Reproduce exactly, with no pictures, each line from the opening of the material down through the line containing "0.58, 0.58, 0.58]".

[Data shown start]

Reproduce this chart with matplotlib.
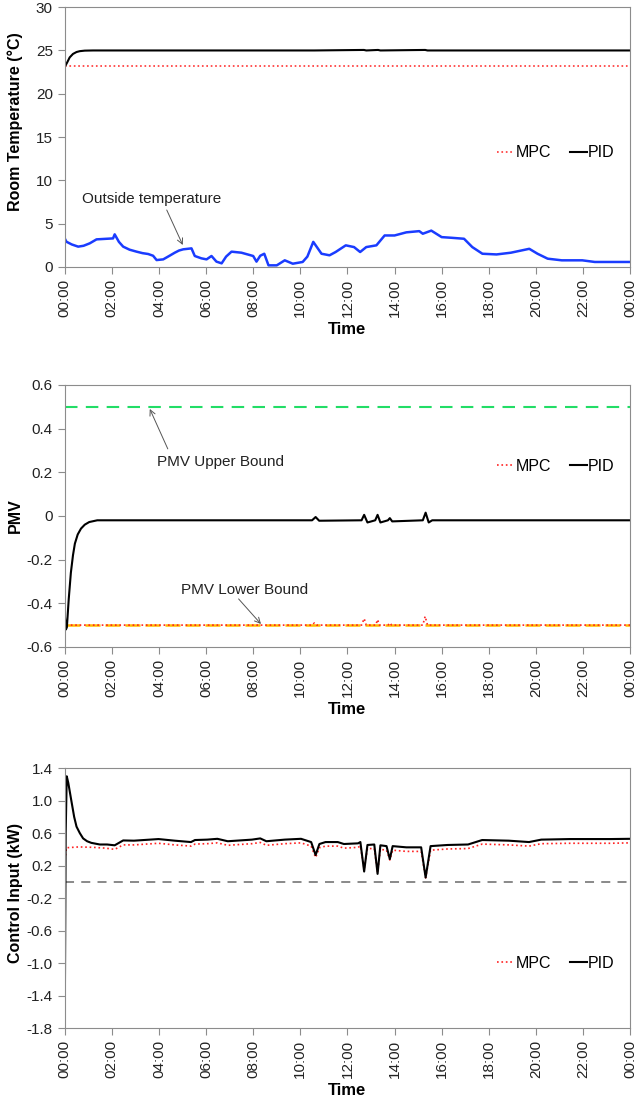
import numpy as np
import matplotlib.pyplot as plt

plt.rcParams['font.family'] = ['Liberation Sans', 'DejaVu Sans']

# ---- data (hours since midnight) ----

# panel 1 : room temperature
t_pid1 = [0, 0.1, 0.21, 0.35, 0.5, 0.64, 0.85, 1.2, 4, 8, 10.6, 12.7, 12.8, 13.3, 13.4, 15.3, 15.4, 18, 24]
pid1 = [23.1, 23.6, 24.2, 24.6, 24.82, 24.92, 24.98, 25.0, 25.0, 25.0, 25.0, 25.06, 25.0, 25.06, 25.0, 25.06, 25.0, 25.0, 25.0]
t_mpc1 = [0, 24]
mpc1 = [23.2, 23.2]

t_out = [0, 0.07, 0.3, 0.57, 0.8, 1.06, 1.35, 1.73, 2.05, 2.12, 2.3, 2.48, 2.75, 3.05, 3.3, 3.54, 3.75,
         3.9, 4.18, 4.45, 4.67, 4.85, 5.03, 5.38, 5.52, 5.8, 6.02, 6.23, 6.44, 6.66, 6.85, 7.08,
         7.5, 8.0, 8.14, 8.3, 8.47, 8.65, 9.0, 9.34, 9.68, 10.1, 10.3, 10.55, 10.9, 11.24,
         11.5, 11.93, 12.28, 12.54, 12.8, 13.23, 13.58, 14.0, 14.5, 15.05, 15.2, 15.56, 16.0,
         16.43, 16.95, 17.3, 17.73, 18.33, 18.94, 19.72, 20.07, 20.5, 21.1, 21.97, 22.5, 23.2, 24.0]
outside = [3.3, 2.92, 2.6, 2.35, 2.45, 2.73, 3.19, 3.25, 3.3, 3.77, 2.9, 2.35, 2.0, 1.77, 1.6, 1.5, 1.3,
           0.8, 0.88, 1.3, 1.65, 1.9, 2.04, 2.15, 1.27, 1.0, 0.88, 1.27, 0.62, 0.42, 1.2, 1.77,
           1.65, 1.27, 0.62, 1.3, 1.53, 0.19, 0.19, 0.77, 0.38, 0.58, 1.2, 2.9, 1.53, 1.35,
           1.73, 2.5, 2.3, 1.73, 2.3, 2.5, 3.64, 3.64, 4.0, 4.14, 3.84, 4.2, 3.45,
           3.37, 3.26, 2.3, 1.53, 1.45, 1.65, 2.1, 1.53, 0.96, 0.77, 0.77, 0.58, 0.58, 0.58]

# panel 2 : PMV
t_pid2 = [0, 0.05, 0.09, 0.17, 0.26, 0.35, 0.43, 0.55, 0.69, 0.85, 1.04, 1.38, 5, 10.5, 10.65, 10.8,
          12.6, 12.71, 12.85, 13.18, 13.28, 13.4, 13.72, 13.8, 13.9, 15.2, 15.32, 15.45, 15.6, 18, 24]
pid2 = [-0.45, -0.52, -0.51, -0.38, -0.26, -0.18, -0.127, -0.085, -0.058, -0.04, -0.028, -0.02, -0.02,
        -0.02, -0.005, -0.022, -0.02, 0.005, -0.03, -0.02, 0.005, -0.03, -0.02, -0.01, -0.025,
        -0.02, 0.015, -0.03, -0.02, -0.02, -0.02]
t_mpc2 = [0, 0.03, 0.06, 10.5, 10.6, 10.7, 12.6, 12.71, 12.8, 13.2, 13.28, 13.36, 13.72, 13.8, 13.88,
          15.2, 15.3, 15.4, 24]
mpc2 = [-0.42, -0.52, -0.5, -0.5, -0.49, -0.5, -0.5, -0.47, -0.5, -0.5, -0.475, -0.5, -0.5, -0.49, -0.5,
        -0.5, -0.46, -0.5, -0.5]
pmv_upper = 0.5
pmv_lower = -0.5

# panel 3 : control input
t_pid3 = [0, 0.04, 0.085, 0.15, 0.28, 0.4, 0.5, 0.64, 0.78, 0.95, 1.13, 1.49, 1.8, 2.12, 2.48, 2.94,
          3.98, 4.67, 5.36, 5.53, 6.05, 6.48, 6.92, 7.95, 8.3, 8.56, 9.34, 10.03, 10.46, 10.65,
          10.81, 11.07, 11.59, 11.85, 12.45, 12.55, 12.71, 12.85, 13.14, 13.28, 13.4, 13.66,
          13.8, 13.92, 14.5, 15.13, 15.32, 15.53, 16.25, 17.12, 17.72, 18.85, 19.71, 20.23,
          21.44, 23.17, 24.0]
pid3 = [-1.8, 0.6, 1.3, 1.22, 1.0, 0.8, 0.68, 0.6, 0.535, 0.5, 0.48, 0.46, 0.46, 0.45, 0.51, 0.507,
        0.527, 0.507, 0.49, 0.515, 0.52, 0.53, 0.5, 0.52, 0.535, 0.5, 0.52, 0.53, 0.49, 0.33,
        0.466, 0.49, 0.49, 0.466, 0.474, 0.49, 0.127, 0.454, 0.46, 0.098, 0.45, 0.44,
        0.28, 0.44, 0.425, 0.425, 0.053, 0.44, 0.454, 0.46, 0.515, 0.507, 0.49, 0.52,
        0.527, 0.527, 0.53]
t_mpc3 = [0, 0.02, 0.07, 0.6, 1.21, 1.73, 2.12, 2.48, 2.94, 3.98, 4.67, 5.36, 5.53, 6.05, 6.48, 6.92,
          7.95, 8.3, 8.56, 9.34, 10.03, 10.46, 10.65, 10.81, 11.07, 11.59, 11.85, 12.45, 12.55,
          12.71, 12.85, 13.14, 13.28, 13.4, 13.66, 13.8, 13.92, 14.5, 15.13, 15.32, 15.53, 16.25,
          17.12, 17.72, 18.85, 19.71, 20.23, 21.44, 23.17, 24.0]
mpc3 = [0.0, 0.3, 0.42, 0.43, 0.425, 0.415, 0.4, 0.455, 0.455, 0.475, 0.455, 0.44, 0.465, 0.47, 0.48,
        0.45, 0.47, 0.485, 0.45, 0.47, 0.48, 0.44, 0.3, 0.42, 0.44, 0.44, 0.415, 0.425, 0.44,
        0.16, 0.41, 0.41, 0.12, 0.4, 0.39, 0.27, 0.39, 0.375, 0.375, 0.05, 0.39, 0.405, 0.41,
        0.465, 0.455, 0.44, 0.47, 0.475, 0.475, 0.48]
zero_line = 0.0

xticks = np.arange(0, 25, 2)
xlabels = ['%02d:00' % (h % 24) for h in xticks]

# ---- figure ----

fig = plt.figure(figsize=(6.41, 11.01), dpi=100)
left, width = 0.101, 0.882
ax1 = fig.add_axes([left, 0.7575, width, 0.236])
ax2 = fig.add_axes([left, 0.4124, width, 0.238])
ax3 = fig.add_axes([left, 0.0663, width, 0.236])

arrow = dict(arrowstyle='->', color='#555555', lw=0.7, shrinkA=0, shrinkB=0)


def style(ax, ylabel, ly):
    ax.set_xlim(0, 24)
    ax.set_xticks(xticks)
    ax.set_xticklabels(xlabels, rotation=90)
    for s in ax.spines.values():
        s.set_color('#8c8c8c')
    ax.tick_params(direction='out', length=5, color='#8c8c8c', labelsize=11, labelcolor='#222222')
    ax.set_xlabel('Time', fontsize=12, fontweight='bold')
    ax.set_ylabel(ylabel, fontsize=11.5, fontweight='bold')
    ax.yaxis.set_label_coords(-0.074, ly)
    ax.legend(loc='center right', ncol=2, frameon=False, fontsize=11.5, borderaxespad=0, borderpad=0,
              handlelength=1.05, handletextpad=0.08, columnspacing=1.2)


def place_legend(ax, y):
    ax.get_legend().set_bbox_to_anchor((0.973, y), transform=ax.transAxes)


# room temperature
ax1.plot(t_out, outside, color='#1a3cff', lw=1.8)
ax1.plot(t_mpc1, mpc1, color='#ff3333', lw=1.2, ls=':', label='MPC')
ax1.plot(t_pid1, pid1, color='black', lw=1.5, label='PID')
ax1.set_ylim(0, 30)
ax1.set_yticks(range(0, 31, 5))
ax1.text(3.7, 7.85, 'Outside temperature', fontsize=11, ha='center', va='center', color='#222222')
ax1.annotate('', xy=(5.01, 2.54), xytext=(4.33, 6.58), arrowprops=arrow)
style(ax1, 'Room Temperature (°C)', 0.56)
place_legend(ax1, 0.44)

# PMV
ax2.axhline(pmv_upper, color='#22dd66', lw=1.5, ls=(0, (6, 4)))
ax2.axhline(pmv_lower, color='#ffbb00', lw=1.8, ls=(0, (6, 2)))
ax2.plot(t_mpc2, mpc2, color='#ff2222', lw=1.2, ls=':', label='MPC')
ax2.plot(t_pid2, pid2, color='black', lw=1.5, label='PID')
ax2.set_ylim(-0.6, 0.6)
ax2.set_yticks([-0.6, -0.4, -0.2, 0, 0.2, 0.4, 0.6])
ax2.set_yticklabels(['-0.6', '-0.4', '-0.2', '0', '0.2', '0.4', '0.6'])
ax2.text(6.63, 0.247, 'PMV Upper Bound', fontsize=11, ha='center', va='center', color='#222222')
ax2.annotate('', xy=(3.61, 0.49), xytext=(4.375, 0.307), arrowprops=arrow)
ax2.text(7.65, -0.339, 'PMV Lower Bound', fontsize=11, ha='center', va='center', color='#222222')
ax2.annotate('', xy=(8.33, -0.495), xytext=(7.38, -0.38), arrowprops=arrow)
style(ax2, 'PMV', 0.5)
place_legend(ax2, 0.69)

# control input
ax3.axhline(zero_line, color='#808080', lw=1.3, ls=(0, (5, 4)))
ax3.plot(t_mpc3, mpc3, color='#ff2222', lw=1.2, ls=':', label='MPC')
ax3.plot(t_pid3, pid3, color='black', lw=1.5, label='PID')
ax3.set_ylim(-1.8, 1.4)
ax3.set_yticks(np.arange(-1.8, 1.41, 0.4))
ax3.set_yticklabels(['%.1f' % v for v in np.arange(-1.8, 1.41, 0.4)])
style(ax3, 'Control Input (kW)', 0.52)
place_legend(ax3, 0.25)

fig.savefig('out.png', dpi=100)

[Data shown end]

(Solution to the problem)
Reproduce this chart with matplotlib.
import numpy as np
import matplotlib.pyplot as plt

plt.rcParams['font.family'] = ['Liberation Sans', 'DejaVu Sans']

# ---- data (hours since midnight) ----

# panel 1 : room temperature
t_pid1 = [0, 0.1, 0.21, 0.35, 0.5, 0.64, 0.85, 1.2, 4, 8, 10.6, 12.7, 12.8, 13.3, 13.4, 15.3, 15.4, 18, 24]
pid1 = [23.1, 23.6, 24.2, 24.6, 24.82, 24.92, 24.98, 25.0, 25.0, 25.0, 25.0, 25.06, 25.0, 25.06, 25.0, 25.06, 25.0, 25.0, 25.0]
t_mpc1 = [0, 24]
mpc1 = [23.2, 23.2]

t_out = [0, 0.07, 0.3, 0.57, 0.8, 1.06, 1.35, 1.73, 2.05, 2.12, 2.3, 2.48, 2.75, 3.05, 3.3, 3.54, 3.75,
         3.9, 4.18, 4.45, 4.67, 4.85, 5.03, 5.38, 5.52, 5.8, 6.02, 6.23, 6.44, 6.66, 6.85, 7.08,
         7.5, 8.0, 8.14, 8.3, 8.47, 8.65, 9.0, 9.34, 9.68, 10.1, 10.3, 10.55, 10.9, 11.24,
         11.5, 11.93, 12.28, 12.54, 12.8, 13.23, 13.58, 14.0, 14.5, 15.05, 15.2, 15.56, 16.0,
         16.43, 16.95, 17.3, 17.73, 18.33, 18.94, 19.72, 20.07, 20.5, 21.1, 21.97, 22.5, 23.2, 24.0]
outside = [3.3, 2.92, 2.6, 2.35, 2.45, 2.73, 3.19, 3.25, 3.3, 3.77, 2.9, 2.35, 2.0, 1.77, 1.6, 1.5, 1.3,
           0.8, 0.88, 1.3, 1.65, 1.9, 2.04, 2.15, 1.27, 1.0, 0.88, 1.27, 0.62, 0.42, 1.2, 1.77,
           1.65, 1.27, 0.62, 1.3, 1.53, 0.19, 0.19, 0.77, 0.38, 0.58, 1.2, 2.9, 1.53, 1.35,
           1.73, 2.5, 2.3, 1.73, 2.3, 2.5, 3.64, 3.64, 4.0, 4.14, 3.84, 4.2, 3.45,
           3.37, 3.26, 2.3, 1.53, 1.45, 1.65, 2.1, 1.53, 0.96, 0.77, 0.77, 0.58, 0.58, 0.58]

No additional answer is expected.